(Ph.D., M.Sc., MBA)
Science Director, SBAE Industries
Since the beginning of the Green Revolution the human population has increased by an additional 4 billion people. Those are 4 billion people with an ever increasing need for reliable food supplies and safe drinking water as well as the wish for reasonable living conditions. By 2030 an additional 1.5 to 2.0 billion people will be here with the same needs or even more so. The Green Revolution is nearing its limits to what it can do to support these additional people.
First of all, let it be clear that we are not using Earth’s resources efficiently. In fact, a huge part of the available resources are not used at all, or only marginally so. While about 70% of the world’s available freshwater is used for modern agriculture, more than half of which in an unsustainable fashion, more than 97% of the world’s water supply remains unused. The oceans were the cradle of all life on earth and form the basis of the world’s fisheries and aquaculture. There are enormous tracts of the oceans that are exceptionally fertile and productive and that are fairly easily accessible. We have all the production area that we could possibly need.

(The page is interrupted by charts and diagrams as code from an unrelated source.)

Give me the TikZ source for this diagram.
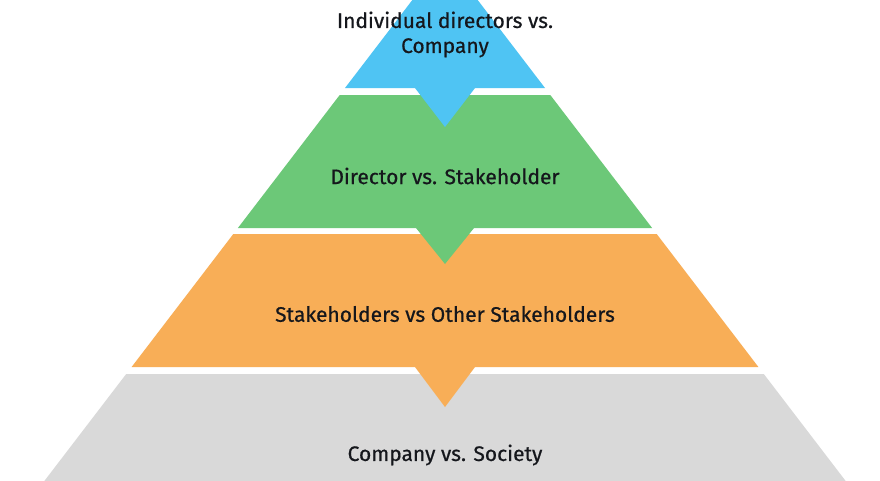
\documentclass[tikz,border=0pt]{standalone}
\usepackage{fontspec}
\setmainfont{Fira Sans}
\newfontfamily\lblfont[FakeBold=0.6]{Fira Sans}
\definecolor{lblue}{HTML}{4FC4F3}
\definecolor{lgreen}{HTML}{6CC878}
\definecolor{lorange}{HTML}{F8AE57}
\definecolor{lgrey}{HTML}{D9D9D9}
\definecolor{ink}{HTML}{15171C}
\tikzset{
  lbl/.style={text=ink, font=\lblfont\fontsize{21}{25}\selectfont, align=center, inner sep=0pt},
}
\begin{document}
\begin{tikzpicture}[x=1pt,y=-1pt]
\useasboundingbox (0,0) rectangle (880,480);
\clip (0,0) rectangle (880,480);
\fill[white] (0,0) rectangle (880,480);
% layers (half width = 0.765*(y+42.7))
\fill[lblue]   (445,-42.7) -- (545,88) -- (345,88) -- cycle;
\fill[lgreen]  (339.7,95) -- (550.3,95) -- (652.1,228) -- (237.9,228) -- cycle;
\fill[lorange] (233.3,234) -- (656.7,234) -- (758.4,367) -- (131.6,367) -- cycle;
\fill[lgrey]   (126.2,374) -- (763.8,374) -- (860.2,500) -- (29.8,500) -- cycle;
% notches
\fill[lblue]   (415,88) -- (475,88) -- (445,127) -- cycle;
\fill[lgreen]  (416,228) -- (474,228) -- (445,264) -- cycle;
\fill[lorange] (415,367) -- (475,367) -- (445,407) -- cycle;
% labels
\node[lbl] (t1) at (445,34.5) {Individual directors vs.\\Company};
\node[lbl] (t2) at (445,176) {Director vs. Stakeholder};
\node[lbl] (t3) at (445,314) {Stakeholders vs Other Stakeholders};
\node[lbl] (t4) at (445,455) {Company vs. Society};
\end{tikzpicture}
\end{document}
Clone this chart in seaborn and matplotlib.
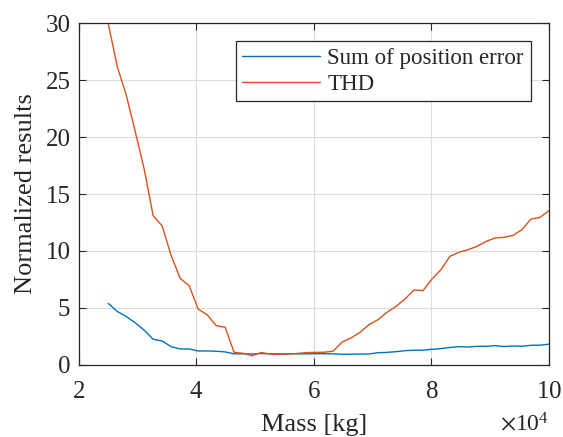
import numpy as np
import pandas as pd
import matplotlib
matplotlib.use("Agg")
import matplotlib.pyplot as plt
from matplotlib.ticker import ScalarFormatter
import seaborn as sns

# Mass in units of 1e4 kg
mass_e4 = [2.500, 2.653, 2.806, 2.959, 3.112, 3.265, 3.418, 3.571, 3.724, 3.878,
           4.031, 4.184, 4.337, 4.490, 4.643, 4.796, 4.949, 5.102, 5.255, 5.408,
           5.561, 5.714, 5.867, 6.020, 6.173, 6.327, 6.480, 6.633, 6.786, 6.939,
           7.092, 7.245, 7.398, 7.551, 7.704, 7.857, 8.010, 8.163, 8.316, 8.469,
           8.622, 8.776, 8.929, 9.082, 9.235, 9.388, 9.541, 9.694, 9.847, 10.000]

pos_error = [5.40, 4.70, 4.25, 3.70, 3.05, 2.25, 2.10, 1.60, 1.40, 1.40,
             1.22, 1.22, 1.20, 1.14, 0.97, 0.97, 0.96, 1.00, 0.98, 0.97,
             0.97, 0.97, 0.97, 0.98, 0.98, 0.97, 0.93, 0.94, 0.95, 0.96,
             1.07, 1.10, 1.16, 1.25, 1.29, 1.29, 1.37, 1.43, 1.53, 1.60,
             1.57, 1.63, 1.63, 1.69, 1.61, 1.66, 1.64, 1.72, 1.73, 1.82]

thd = [30.0, 26.2, 23.7, 20.5, 17.2, 13.1, 12.2, 9.6, 7.6, 6.95,
       4.90, 4.40, 3.45, 3.30, 1.10, 1.02, 0.80, 1.08, 0.95, 0.93,
       0.96, 1.00, 1.08, 1.10, 1.11, 1.20, 2.00, 2.37, 2.86, 3.54,
       3.97, 4.62, 5.14, 5.79, 6.58, 6.52, 7.54, 8.36, 9.53, 9.88,
       10.11, 10.41, 10.84, 11.14, 11.20, 11.37, 11.87, 12.80, 12.95, 13.54]

series_names = ["Sum of position error", "THD"]
colors = ["#0072BD", "#D95319"]

mass = [m * 1e4 for m in mass_e4]
df = pd.DataFrame({
    "Mass": mass + mass,
    "Value": pos_error + thd,
    "Series": [series_names[0]] * len(mass) + [series_names[1]] * len(mass),
})

sns.set_theme(style="whitegrid")
plt.rcParams["font.family"] = ["Liberation Serif", "DejaVu Serif"]
plt.rcParams["mathtext.fontset"] = "stix"

fig = plt.figure(figsize=(5.63, 4.37), dpi=100)
ax = fig.add_axes([0.140, 0.165, 0.835, 0.782])

sns.lineplot(data=df, x="Mass", y="Value", hue="Series", palette=colors,
             linewidth=1.0, ax=ax)

ax.set_xlim(2e4, 1e5)
ax.set_ylim(0, 30)
ax.set_xticks([2e4, 4e4, 6e4, 8e4, 1e5])
ax.set_yticks([0, 5, 10, 15, 20, 25, 30])
fmt = ScalarFormatter(useMathText=True)
fmt.set_powerlimits((4, 4))
ax.xaxis.set_major_formatter(fmt)

ax.set_xlabel("Mass [kg]", fontsize=19, color="#262626", labelpad=8)
ax.set_ylabel("Normalized results", fontsize=19, color="#262626", labelpad=6)
ax.tick_params(axis="both", which="major", labelsize=18, colors="#262626",
               direction="in", length=5, width=0.8, top=True, right=True,
               bottom=True, left=True, pad=6)
ax.tick_params(axis="x", pad=11.5)
ax.xaxis.OFFSETTEXTPAD = 7
ax.xaxis.get_offset_text().set_fontsize(17)
ax.xaxis.get_offset_text().set_color("#262626")

ax.grid(True, color="#dcdcdc", linewidth=0.8)
for s in ax.spines.values():
    s.set_visible(True)
    s.set_color("#262626")
    s.set_linewidth(0.9)
ax.set_facecolor("white")

leg = ax.legend(loc="upper right", fontsize=16.5, frameon=True, fancybox=False,
                edgecolor="#262626", framealpha=1, borderpad=0.3,
                handlelength=3.4, labelspacing=0.18, borderaxespad=0.8,
                handletextpad=0.3)
leg.get_frame().set_linewidth(0.9)

fig.savefig("out.png", dpi=100, facecolor="white")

We just never really thought of it that way.
We already have the skills to use these untapped resources. True, about two thirds of the 150 million tons of annual marine production today consists of simple capture of naturally growing creatures. But much like the first Green Revolution consisted of exporting existing agricultural techniques to the entire world, equally so we find that most of the required techniques to farm the oceans sustainably are readily available. Some techniques have been around for many centuries, while some were developed during the past decades. All of which are fully operational and ready to expand.
Micro-algae are a very diverse set of organisms and are typically divided into roughly twelve major groups. To give you an idea, there is more difference between the species of any two of these groups than there is between us and a kangaroo. One of these groups is the group called Diatoms (Bacillariophyta). These micro-algae are mostly unicellular but can occur in colonies. They live in freshwater, brackish water and marine systems all over the world. Their most striking feature is their unique cell wall which is made of hydrated silica. Diatoms live in glass houses.
Diatoms are very productive and are considered to account for about one third of the world’s primary production (measured as plant biomass) and to generate about 50% of the world’s oxygen. They are to a large extent the green lungs of the earth. They produce oil (lipids) as both structural and storage molecules. They are highly nutritious and form the starting point of the food chains in the oceans. They are rich in essential fatty acids (oils), energy molecules (triglycerides) and essential amino acids. They produce massively in the oceans and, what hasn’t been eaten by fish or other marine life, settles to the bottom of the oceans. Over the past millions of years a lot of these sinking diatoms have accumulated and a substantial part of the petroleum reserves consist of fossilized diatom biomass.
Why are they so successful? The answer in part lies in the use of hydrated silica for the cell walls. This is substantially different from most other algae who build their cell walls from organic carbons like cellulose and hemi-cellulose. Depositing silica in structural forms requires only about 6.5 % of the energy required to synthesize cell walls made from carbohydrates (Raven 1983). This leaves a substantial amount of excess energy that the diatoms can now use for useful metabolic purposes such as growth and reproduction. It has been suggested that the silica (or glass) through its beneficial optical properties conveys light more efficiently towards the interior of the diatom cell (Becker 1996).
In addition, Diatoms have evolved their own pigments, such as fucoxanthin. These pigments enable them to capture extra energy from sunlight in the range of 450 to 540 nm wave length and peaking at 510-525 nm. They can ‘harvest’ a larger portion of the light spectrum and do so at lower intensities. This is one of the biological mechanisms that enable them to be the very first of all micro-algae to flourish after the dark winter months and then continue to be productive during late autumn.
The combination of silica biology and efficient pigments results in a substantial energetic competitive advantage that diatoms have over their fellow micro-algae. The advantage of diatoms is as effective as it is simple: capture more sunlight energy and use this energy more efficiently to produce more cells. As a result some diatoms can divide up to three and sometimes four times per day. It is no wonder they have become one of the most diverse and abundant groups of algae.
Diatoms and their production potential have not gone unnoticed. Because of their exceptional productivity and oil properties, diatoms were proposed as one of the more interesting groups of micro-algae that needed further development, for instance towards biofuel applications (NREL US DOE 1996).